In narratology, a back-story (also back story or backstory) is the history behind the situation extant at the start of the main story. This literary device is often employed to lend the main story depth or verisimilitude. A back-story may include the history of characters, objects, countries, or other elements of the main story. Back-stories are usually revealed, sketchily or in full, chronologically or otherwise, as the main narrative unfolds. However, a story creator may also create portions of a back-story or even an entire back-story that is solely for his or her own use in writing the main story and is never revealed in the main story.
Examples of back-stories
- In science fiction, Frank Herbert's Dune series has an extensive back-story, which has allowed other authors to write a series of prequels based on it.

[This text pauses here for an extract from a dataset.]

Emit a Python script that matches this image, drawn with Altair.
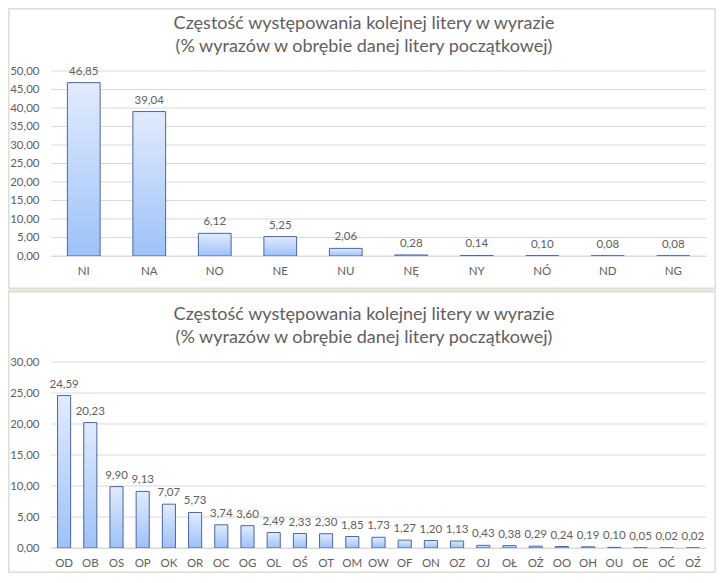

- When George Lucas wrote the original Star Wars movies, he wrote a back-story to explain where the characters came from. That backstory became the source of a prequel trilogy of movies and the Expanded Universe.
- The movies Memento and Irréversible feature the novel orientation of being told backwards in time, scene by scene, with the concluding scenes occurring first, and so in some sense they may be considered as entirely comprising back-story.
Peculiar attributes of back-stories
In a shared universe more than one author may share the same back-story. The later creation of a back-story that conflicts in some way with a previously written main story may require the adjustment device known as retroactive continuity.